Basset hounds at Crufts.
Basset hounds at Crufts. Photograph: Oli Scarff/AFP/Getty Images

For the nostalgists, Jagger’s sad end seems to sum up a lot of what they feel has gone wrong. This animal had joint owners, one in this country, and the other in Belgium, where he lived. Since when were dogs worth so much that they had dual nationality and you effectively took out shares in them (like racehorses)? The crime, assuming there was one, may have been committed – as its joint owner generously suggested – by some misguided animal-rights campaigner or someone who had taken against dogs in their generality, or Irish setters as a breed. But more malign motives cannot yet be excluded. For this mega-Crufts is the sort of show where you can imagine jealous rivals settling scores with ancient means.

In the late 1990s, stationed in the United States, I pursued my interest in the dog world (chow chows being my particular weakness, if you want to know) by going to the Westminster Kennel Club Dog Show in New York.

The atmosphere was quite different from the Crufts of yore (the Crufts of the proud owners posing with their pedigree pets on the curvaceous steps at Earl’s Court).
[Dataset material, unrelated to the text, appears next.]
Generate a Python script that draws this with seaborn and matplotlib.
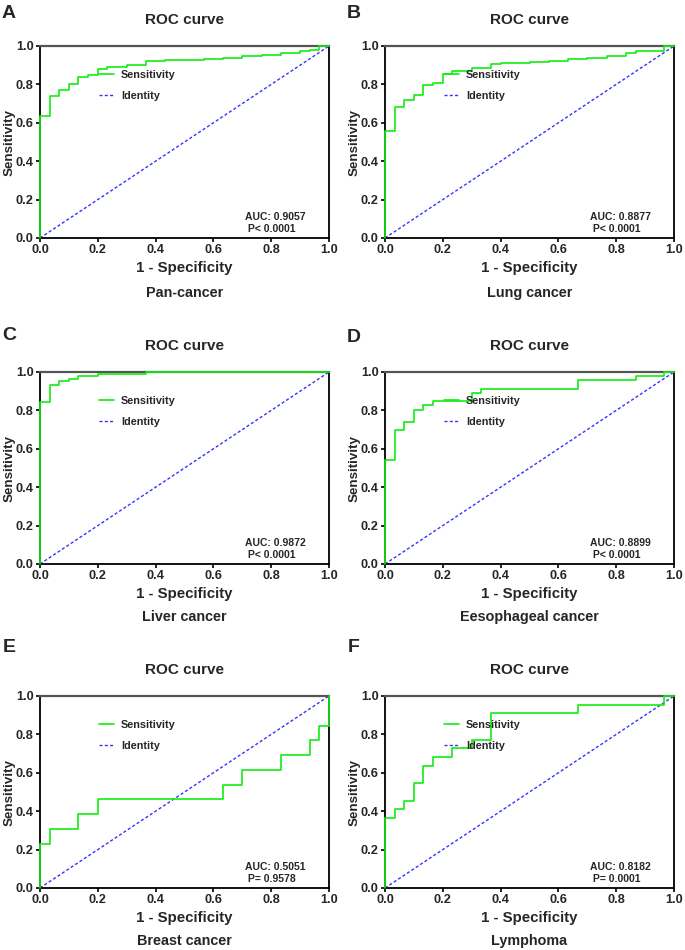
import matplotlib
matplotlib.use("Agg")
import matplotlib.pyplot as plt
import seaborn as sns
import pandas as pd

# ---------------- data ----------------
panel_letters = ["A", "B", "C", "D", "E", "F"]
panel_names = ["Pan-cancer", "Lung cancer", "Liver cancer", "Eesophageal cancer",
               "Breast cancer", "Lymphoma"]
auc_labels = ["AUC: 0.9057", "AUC: 0.8877", "AUC: 0.9872", "AUC: 0.8899",
              "AUC: 0.5051", "AUC: 0.8182"]
p_labels = [" P< 0.0001", " P< 0.0001", " P< 0.0001", " P< 0.0001",
            " P= 0.9578", " P= 0.0001"]

fpr_A = [0, 0, 0.033, 0.067, 0.1, 0.133, 0.167, 0.2, 0.233, 0.3, 0.367, 0.433, 0.5,
         0.567, 0.633, 0.7, 0.767, 0.833, 0.9, 0.933, 0.967, 1.0]
tpr_A = [0, 0.635, 0.74, 0.77, 0.80, 0.84, 0.85, 0.88, 0.89, 0.90, 0.92, 0.925, 0.928,
         0.932, 0.94, 0.947, 0.955, 0.963, 0.972, 0.978, 1.0, 1.0]

fpr_B = [0, 0, 0.033, 0.067, 0.1, 0.133, 0.167, 0.2, 0.233, 0.3, 0.367, 0.4, 0.5,
         0.567, 0.633, 0.7, 0.767, 0.833, 0.867, 0.967, 1.0]
tpr_B = [0, 0.555, 0.68, 0.72, 0.745, 0.795, 0.805, 0.855, 0.872, 0.886, 0.905, 0.91,
         0.915, 0.92, 0.93, 0.94, 0.95, 0.965, 0.975, 1.0, 1.0]

fpr_C = [0, 0, 0.033, 0.067, 0.1, 0.133, 0.2, 0.367, 1.0]
tpr_C = [0, 0.845, 0.93, 0.955, 0.965, 0.98, 0.99, 1.0, 1.0]

fpr_D = [0, 0, 0.033, 0.067, 0.1, 0.133, 0.167, 0.3, 0.333, 0.667, 0.867, 0.967, 1.0]
tpr_D = [0, 0.543, 0.696, 0.739, 0.804, 0.826, 0.848, 0.891, 0.913, 0.957, 0.978, 1.0, 1.0]

fpr_E = [0, 0, 0.033, 0.133, 0.2, 0.633, 0.7, 0.833, 0.933, 0.967, 1.0, 1.0]
tpr_E = [0, 0.231, 0.308, 0.385, 0.462, 0.538, 0.615, 0.692, 0.769, 0.846, 1.0, 1.0]

fpr_F = [0, 0, 0.033, 0.067, 0.1, 0.133, 0.167, 0.233, 0.3, 0.367, 0.667, 0.967, 1.0]
tpr_F = [0, 0.364, 0.409, 0.455, 0.545, 0.636, 0.682, 0.727, 0.773, 0.909, 0.955, 1.0, 1.0]

fprs = [fpr_A, fpr_B, fpr_C, fpr_D, fpr_E, fpr_F]
tprs = [tpr_A, tpr_B, tpr_C, tpr_D, tpr_E, tpr_F]

identity_x = [0.0, 1.0]
identity_y = [0.0, 1.0]
ticks = [0.0, 0.2, 0.4, 0.6, 0.8, 1.0]
tick_labels = ["0.0", "0.2", "0.4", "0.6", "0.8", "1.0"]

# ---------------- style ----------------
sns.set_theme(style="ticks")
plt.rcParams["font.family"] = ["Liberation Sans", "DejaVu Sans"]
plt.rcParams["font.weight"] = "bold"

W, H = 685, 950
fig = plt.figure(figsize=(W / 100, H / 100), dpi=100)

lefts = [40, 385]
tops = [46, 372, 696]
ax_w, ax_h = 289, 192
letter_offsets = [33, 33, 36, 34, 48, 48]

GREEN = "#11ee11"
BLUE = "#3333ff"

for i in range(6):
    row, col = divmod(i, 2)
    l, t = lefts[col], tops[row]
    ax = fig.add_axes([l / W, (H - t - ax_h) / H, ax_w / W, ax_h / H])

    df = pd.DataFrame({"fpr": fprs[i], "tpr": tprs[i]})
    sns.lineplot(data=df, x="fpr", y="tpr", ax=ax, sort=False, estimator=None,
                 drawstyle="steps-post", color=GREEN, lw=1.2, label="Sensitivity",
                 clip_on=False, zorder=3)
    idf = pd.DataFrame({"x": identity_x, "y": identity_y})
    sns.lineplot(data=idf, x="x", y="y", ax=ax, sort=False, estimator=None,
                 color=BLUE, lw=1.0, dashes=False, label="Identity", zorder=2)
    ax.lines[-1].set_dashes((2.2, 1.6))

    ax.set_xlim(0, 1)
    ax.set_ylim(0, 1)
    ax.set_xticks(ticks)
    ax.set_yticks(ticks)
    ax.set_xticklabels(tick_labels, fontsize=9.2, fontweight="bold")
    ax.set_yticklabels(tick_labels, fontsize=9.2, fontweight="bold")
    ax.tick_params(axis="both", direction="out", length=3, width=1.2, color="black",
                   pad=1.5)
    for side in ["left", "bottom", "right"]:
        ax.spines[side].set_color("black")
        ax.spines[side].set_linewidth(1.3)
    ax.spines["top"].set_color("#555555")
    ax.spines["top"].set_linewidth(1.6)
    ax.spines["right"].set_visible(True)
    ax.spines["top"].set_visible(True)

    ax.set_xlabel("")
    ax.set_ylabel("Sensitivity", fontsize=9.6, fontweight="bold", va="center")
    ax.yaxis.set_label_coords(-(40 - 10) / ax_w, 0.5)

    leg = ax.legend(loc="upper left", bbox_to_anchor=(0.205, 0.875), frameon=False,
                    fontsize=7.8, handlelength=1.4, handletextpad=0.6,
                    labelspacing=1.0, borderpad=0, borderaxespad=0)
    for txt in leg.get_texts():
        txt.set_fontweight("bold")
    leg.set_zorder(5)

    ax.text(0.709, 0.11, auc_labels[i], transform=ax.transAxes, fontsize=7.5,
            fontweight="bold", va="center", ha="left")
    ax.text(0.709, 0.047, p_labels[i], transform=ax.transAxes, fontsize=7.5,
            fontweight="bold", va="center", ha="left")

    cx = (l + ax_w / 2) / W
    fig.text(cx, (H - (t - 26)) / H, "ROC curve", ha="center", va="center",
             fontsize=11, fontweight="bold")
    fig.text(cx, (H - (t + ax_h + 30)) / H, "1 - Specificity", ha="center",
             va="center", fontsize=10.8, fontweight="bold")
    sub_off = 55 if row == 0 else 53
    fig.text(cx, (H - (t + ax_h + sub_off)) / H, panel_names[i], ha="center",
             va="center", fontsize=10.4, fontweight="bold")
    fig.text((l - 31) / W, (H - (t - letter_offsets[i])) / H, panel_letters[i],
             ha="center", va="center", fontsize=14, fontweight="bold")

fig.savefig("out.png", dpi=100)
Owners and breeders were not sitting around comparing notes and swapping grooming brushes, or chatting quietly over their Thermos flasks. If it was not quite-dog-eat dog out there, the bitchy rivalry between their owners was palpable. The film Best in Show came out a couple of years later, in 2000. To my mind, this friendly satire let New York’s Westminster off lightly.

The new Crufts is not there yet, thank goodness. But it has been evolving, like the animals themselves, growing bigger or smaller, putting on a bit of weight, making the ears pointier, fluffing up the coat with doggy hair spray, and generally adapting to the hyper-competitive global world. It began with the move to Birmingham (bigger premises, easier access); it continued with the introduction of “pet passports”, replacing quarantine, and it has now attained international levels of professionalisation.

There are comparisons to be made with the Premier League – the pluses being that English football attracts the best in the world and earns enormous amounts of money, as do the individual players; the minuses being that we start to neglect homegrown talent, team spirit may decline, and there are some nasty “foreign” habits, such as diving, spitting and biting. That’s the footballers, by the way; the overseas dogs (like their native counterparts) get confined to their kennels if they show signs of losing their cool.

But there is no need to join the canine Ukippers quite yet. For all the fuss, you would have thought that more than half this year’s Crufts entries were “foreign”. It was actually only a little more than 10%, and there were only 300 more “foreign dogs” than last year. All right, so Knopa, the Russian scottie, won Best in Show – Crimea and political sanctions notwithstanding – but the reserve was a flat-coated retriever from Macclesfield called Dublin.

Yes I wince, with the nostalgists, to see Crufts advertise “cutest” in show, hold a contest for Scruffts, and rate “hero dogs” for acclaim by public vote. But this may be what it takes to keep the show commercially on the road, and for the UK – in this small world, at least – to remain top dog.